#5: Portraiture
NOTEs on #5
What of an apparition? A lost child, their parents not more than voices in a cathedral of chants; an orphan offering their voice in song; the self-portrait, mirror-self; the act of regarding another and making manifest their image, an apparition as illusory metaphor. Portraiture as ghost-making; the art of refurbishing the self in the image of an other; a reflection as agent of being; how a photograph captures the shapes of light and nothing more, a poem captures form in this way; auto-ekphrastic, and, forever engaged in the devious search for our children, find these orphans we have drawn, like so many Rachels.
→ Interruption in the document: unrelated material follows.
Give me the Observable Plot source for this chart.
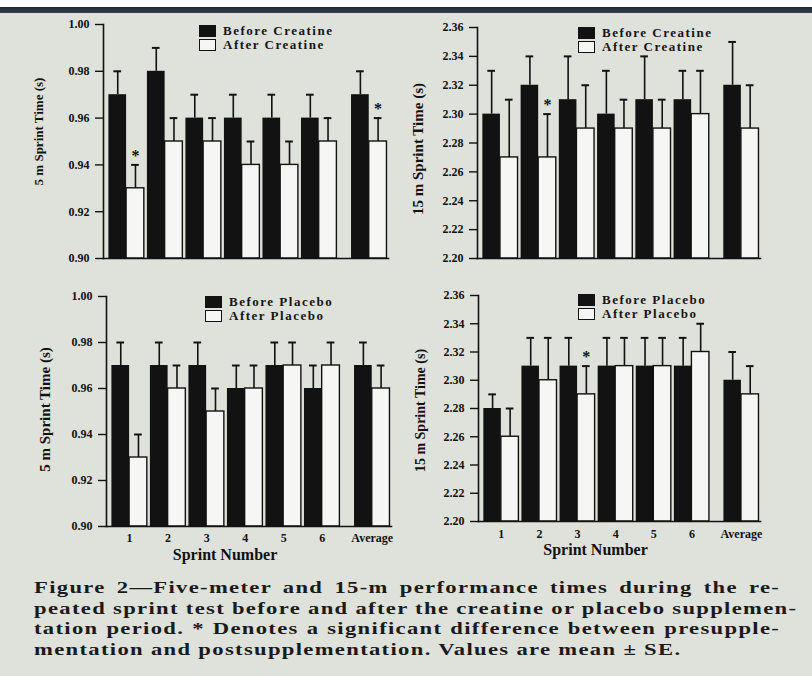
<!DOCTYPE html>
<html>
<head>
<meta charset="utf-8">
<script src="https://cdn.jsdelivr.net/npm/d3@7"></script>
<script src="https://cdn.jsdelivr.net/npm/@observablehq/plot@0.6"></script>
<style>
  html, body { margin: 0; padding: 0; width: 812px; height: 676px; overflow: hidden; background: #dfe1db; }
  #wrap { position: relative; width: 812px; height: 676px; background: #dfe1db; }
  #topwhite { position: absolute; left: 0; top: 0; width: 812px; height: 7px; background: #fbfbfb; }
  #topdark { position: absolute; left: 0; top: 7px; width: 812px; height: 6px; background: linear-gradient(#1b2233, #3a4150); }
  .panel { position: absolute; }
  .legend { position: absolute; font: bold 13px "Liberation Serif", serif; letter-spacing: 1.5px; color: #151515; }
  .legend .row { position: relative; height: 14px; line-height: 14px; padding-left: 24px; white-space: nowrap; }
  .legend .sw { position: absolute; left: 0; top: 1px; width: 17px; height: 12px; box-sizing: border-box; }
  .legend .sw.b { background: #121212; }
  .legend .sw.w { background: #f6f6f4; border: 1.4px solid #121212; }
  #caption { position: absolute; left: 34px; top: 578px; font: bold 17px "Liberation Serif", serif; letter-spacing: 1px; line-height: 20.7px; color: #1a1a1a; }
  #caption div { width: 561px; transform: scaleX(1.33); transform-origin: 0 0; white-space: nowrap; }
  #caption div.j { text-align: justify; text-align-last: justify; }
</style>
</head>
<body>
<div id="wrap">
  <div id="topwhite"></div>
  <div id="topdark"></div>
</div>
<script>
// ---- data ----
const sprints = ["1", "2", "3", "4", "5", "6", "Average"];

const cr5Before   = [0.97, 0.98, 0.96, 0.96, 0.96, 0.96, 0.97];
const cr5BeforeSE = [0.01, 0.01, 0.01, 0.01, 0.01, 0.01, 0.01];
const cr5After    = [0.93, 0.95, 0.95, 0.94, 0.94, 0.95, 0.95];
const cr5AfterSE  = [0.01, 0.01, 0.01, 0.01, 0.01, 0.01, 0.01];
const cr5Sig      = [true, false, false, false, false, false, true];

const cr15Before   = [2.30, 2.32, 2.31, 2.30, 2.31, 2.31, 2.32];
const cr15BeforeSE = [0.03, 0.02, 0.03, 0.03, 0.03, 0.02, 0.03];
const cr15After    = [2.27, 2.27, 2.29, 2.29, 2.29, 2.30, 2.29];
const cr15AfterSE  = [0.04, 0.03, 0.03, 0.02, 0.02, 0.03, 0.03];
const cr15Sig      = [false, true, false, false, false, false, false];

const pl5Before   = [0.97, 0.97, 0.97, 0.96, 0.97, 0.96, 0.97];
const pl5BeforeSE = [0.01, 0.01, 0.01, 0.01, 0.01, 0.01, 0.01];
const pl5After    = [0.93, 0.96, 0.95, 0.96, 0.97, 0.97, 0.96];
const pl5AfterSE  = [0.01, 0.01, 0.01, 0.01, 0.01, 0.01, 0.01];
const pl5Sig      = [false, false, false, false, false, false, false];

const pl15Before   = [2.28, 2.31, 2.31, 2.31, 2.31, 2.31, 2.30];
const pl15BeforeSE = [0.01, 0.02, 0.02, 0.02, 0.02, 0.02, 0.02];
const pl15After    = [2.26, 2.30, 2.29, 2.31, 2.31, 2.32, 2.29];
const pl15AfterSE  = [0.02, 0.03, 0.02, 0.02, 0.02, 0.02, 0.02];
const pl15Sig      = [false, false, true, false, false, false, false];

const yTicks5  = [0.90, 0.92, 0.94, 0.96, 0.98, 1.00];
const yTicks15 = [2.20, 2.22, 2.24, 2.26, 2.28, 2.30, 2.32, 2.34, 2.36];
const yDomain5  = [0.90, 1.00];
const yDomain15 = [2.20, 2.36];

const yTitle5  = "5 m Sprint Time (s)";
const yTitle15 = "15 m Sprint Time (s)";
const xTitle   = "Sprint Number";
const legendCreatine = ["Before Creatine", "After Creatine"];
const legendPlacebo  = ["Before Placebo", "After Placebo"];

const captionLines = [
  "Figure 2—Five-meter and 15-m performance times during the re-",
  "peated sprint test before and after the creatine or placebo supplemen-",
  "tation period. * Denotes a significant difference between presupple-",
  "mentation and postsupplementation. Values are mean ± SE."
];

// ---- layout helpers ----
const INK = "#121212";
const W = 0.46;     // bar width in slot units
const CAP = 0.1;    // half cap width
const slot = i => (i < 6 ? i + 1 : 7.3);   // "Average" set slightly apart
const xDomain = [0.4, 7.8];
const FONT = "Liberation Serif";

function panel(cfg) {
  const rows = sprints.map((s, i) => ({
    s, c: slot(i),
    b: cfg.before[i], bse: cfg.beforeSE[i],
    a: cfg.after[i], ase: cfg.afterSE[i],
    sig: cfg.sig[i]
  }));
  const y0 = cfg.domain[0];
  const labelOf = new Map(rows.map(d => [d.c, d.s]));
  const marks = [
    Plot.rectY(rows, {x1: d => d.c - W, x2: d => d.c, y1: d => y0, y2: d => d.b, fill: INK}),
    Plot.rectY(rows, {x1: d => d.c, x2: d => d.c + W, y1: d => y0, y2: d => d.a, fill: "#f6f6f4", stroke: INK, strokeWidth: 1.4}),
    Plot.ruleX(rows, {x: d => d.c - W / 2, y1: d => d.b, y2: d => d.b + d.bse, stroke: INK, strokeWidth: 1.6}),
    Plot.ruleY(rows, {y: d => d.b + d.bse, x1: d => d.c - W / 2 - CAP, x2: d => d.c - W / 2 + CAP, stroke: INK, strokeWidth: 2}),
    Plot.ruleX(rows, {x: d => d.c + W / 2, y1: d => d.a, y2: d => d.a + d.ase, stroke: INK, strokeWidth: 1.6}),
    Plot.ruleY(rows, {y: d => d.a + d.ase, x1: d => d.c + W / 2 - CAP, x2: d => d.c + W / 2 + CAP, stroke: INK, strokeWidth: 2}),
    Plot.text(rows.filter(d => d.sig), {x: d => d.c + W / 2, y: d => d.a + d.ase, text: () => "*", dy: -4, lineAnchor: "bottom", fontSize: 16, fontWeight: "bold", fill: INK}),
    Plot.frame({anchor: "left", stroke: INK, strokeWidth: 1.6}),
    Plot.frame({anchor: "bottom", stroke: INK, strokeWidth: 1.6}),
    Plot.axisY({ticks: cfg.ticks, tickFormat: d3.format(".2f"), tickSize: 8, tickPadding: 6, fontSize: 12, fontWeight: "bold", label: null, stroke: INK, strokeWidth: 1.4}),
    Plot.text([cfg.yTitle], {frameAnchor: "left", textAnchor: "middle", lineAnchor: "middle", dx: cfg.yt.dx, dy: cfg.yt.dy, rotate: -90, fontSize: cfg.yt.size, fontWeight: "bold", fill: INK})
  ];
  if (cfg.showX) {
    marks.push(Plot.axisX({ticks: rows.map(d => d.c), tickFormat: c => labelOf.get(c), tickSize: 0, tickPadding: cfg.xTickPad, fontSize: 12, fontWeight: "bold", label: null}));
    marks.push(Plot.text([xTitle], {frameAnchor: "bottom", textAnchor: "middle", lineAnchor: "middle", dx: -24, dy: 28, fontSize: 16, fontWeight: "bold", fill: INK}));
  }
  const svg = Plot.plot({
    width: cfg.width, height: cfg.height,
    marginLeft: cfg.ml, marginRight: cfg.mr, marginTop: cfg.mt, marginBottom: cfg.mb,
    x: {domain: xDomain, axis: null},
    y: {domain: cfg.domain, axis: null},
    style: {background: "transparent", fontFamily: FONT, color: INK, overflow: "visible"},
    marks
  });
  const div = document.createElement("div");
  div.className = "panel";
  div.style.left = cfg.left + "px";
  div.style.top = cfg.top + "px";
  div.appendChild(svg);
  document.getElementById("wrap").appendChild(div);

  const lg = document.createElement("div");
  lg.className = "legend";
  lg.style.left = cfg.legend.left + "px";
  lg.style.top = cfg.legend.top + "px";
  lg.innerHTML = `<div class="row"><span class="sw b"></span>${cfg.legend.labels[0]}</div>` +
                 `<div class="row"><span class="sw w"></span>${cfg.legend.labels[1]}</div>`;
  document.getElementById("wrap").appendChild(lg);
}

panel({before: cr5Before, beforeSE: cr5BeforeSE, after: cr5After, afterSE: cr5AfterSE, sig: cr5Sig,
  domain: yDomain5, ticks: yTicks5, yTitle: yTitle5, yt: {dx: -65, dy: -10, size: 13}, showX: false,
  left: 0, top: 0, width: 400, height: 275, ml: 103, mr: 12, mt: 24, mb: 17,
  legend: {left: 199, top: 24, labels: legendCreatine}});

panel({before: cr15Before, beforeSE: cr15BeforeSE, after: cr15After, afterSE: cr15AfterSE, sig: cr15Sig,
  domain: yDomain15, ticks: yTicks15, yTitle: yTitle15, yt: {dx: -59, dy: 6, size: 15}, showX: false,
  left: 400, top: 0, width: 412, height: 275, ml: 77, mr: 52, mt: 27, mb: 17,
  legend: {left: 578, top: 26, labels: legendCreatine}});

panel({before: pl5Before, beforeSE: pl5BeforeSE, after: pl5After, afterSE: pl5AfterSE, sig: pl5Sig,
  domain: yDomain5, ticks: yTicks5, yTitle: yTitle5, yt: {dx: -61, dy: -2, size: 15}, showX: true, xTickPad: 7,
  left: 0, top: 280, width: 400, height: 290, ml: 106, mr: 9, mt: 16, mb: 44,
  legend: {left: 205, top: 295, labels: legendPlacebo}});

panel({before: pl15Before, beforeSE: pl15BeforeSE, after: pl15After, afterSE: pl15AfterSE, sig: pl15Sig,
  domain: yDomain15, ticks: yTicks15, yTitle: yTitle15, yt: {dx: -58, dy: 2, size: 14}, showX: true, xTickPad: 8,
  left: 400, top: 280, width: 412, height: 290, ml: 78, mr: 52, mt: 15, mb: 49,
  legend: {left: 578, top: 293, labels: legendPlacebo}});

// caption
const cap = document.createElement("div");
cap.id = "caption";
cap.innerHTML = captionLines.map((t, i) => `<div class="${i < 3 ? "j" : ""}">${t}</div>`).join("");
document.getElementById("wrap").appendChild(cap);
</script>
</body>
</html>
“...You / become the fearless arms / of earth, falling / apart under watersong” (Adriana Stimola, “Rachel, At the Edge”); like an infinity in quadrants (Cheol yu Kim, “Infinity”), “a ghost roams in the upper room, dressed in velvet / & purple, counting the petals of flowers on a rosary // bead” (Ifeoluwa Ayandele, “How Home turns into a Rickety Bicycle”); the uncertainty of what the found can mean (Katie Zychowski , “Found photo of birds or planes, pine trees”). We search on, buoyed on empty coffins, until we find “...there, / a worm still wriggling through / the voweled heart of a word / you will never be able to read” (Corinna Schroeder, “At the Exhumation, the Coffin Speaks”); the diminished or bolstered symbol or found object (Todd Molinari, “Trickster”) “—proof, insofar as beauty can be, of what / happens where love is, without instruction” (Toby Goostree, “Rachels”); where portraiture is search for self or other; where portraiture is an apparition of what has been found, regained, this issue’s works stand.